Scope 3 Financed Emissions
In 2021, we stepped up our climate pledge by targeting to achieve Net Zero greenhouse gas (GHG) emissions by 2050. As a financial institution, the vast majority of our greenhouse gas emissions come from Scope 3 emissions, notably in the form of “financed emissions”.
Considered as a Category 15 item of Scope 3 activities in the GHG Protocol, financed emissions are from financing of clients and investments that are attributable to us. Achieving Net Zero in our Scope 3 emissions means that our attributed exposure to clients’ emissions must be at least balanced by the same amount of carbon sequestration in our overall portfolio.
In order to achieve our target, we have started conducting analyses throughout our on-balance sheet financing which covers our Wholesale, Commercial and Consumer segments. Nine carbon intensive sectors (as defined by UNEP FI Collective Commitment to Climate Action) were selected for the analyses.
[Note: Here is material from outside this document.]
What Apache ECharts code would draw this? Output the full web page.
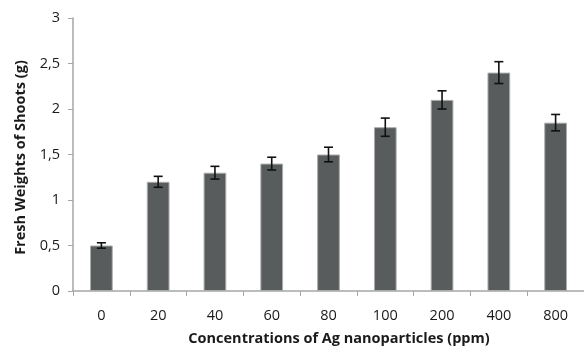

These included agriculture; aluminum; cement; coal; commercial and residential real estate; iron and steel; oil and gas; power generation; and transport.
In these initial analyses, we are only taking into account the clients that are representing a significant majority of the exposure for each of the carbon-intensive sectors mentioned above. When compared to the Group’s gross loan, our disclosure represents 19%, 40% and 35% respectively for FY19, 20 and 21. The coverage is lower in 2021 as most of our clients have yet to provide their audited financial statements.
To estimate the financed emissions, we used the PCAF (Partnership for Carbon Accounting Financials) methodology which provides a harmonized approach towards assessing and disclosing the GHG emissions associated with our loans. The data listed in the tables below are based on PCAF Methodology, using total assets as the denominator and principal outstanding amount as attribution metric. Only businesses that are in the upstream segment of their sectors are included in the calculation of the financed emissions, i.e. the production and manufacturing segment.
While we aim to work with our clients’ verified self-reported emissions for our estimation of financed emissions, there is still a very big gap in terms of emissions reporting for companies in the ASEAN region. Where our client-reported emissions are missing, we estimated the emissions using proxies based on the company’s revenue figures. We have also included the PCAF data quality scores in the tables below which should provide an overview on our confidence with the estimated financed emissions.
We acknowledge that our data quality is in the lower spectrum but we do aspire to work closer with our clients to improve their GHG emissions calculation and reporting. Furthermore, our initial set of baseline may require updating as data availability changes over time and methodology and climate science evolve.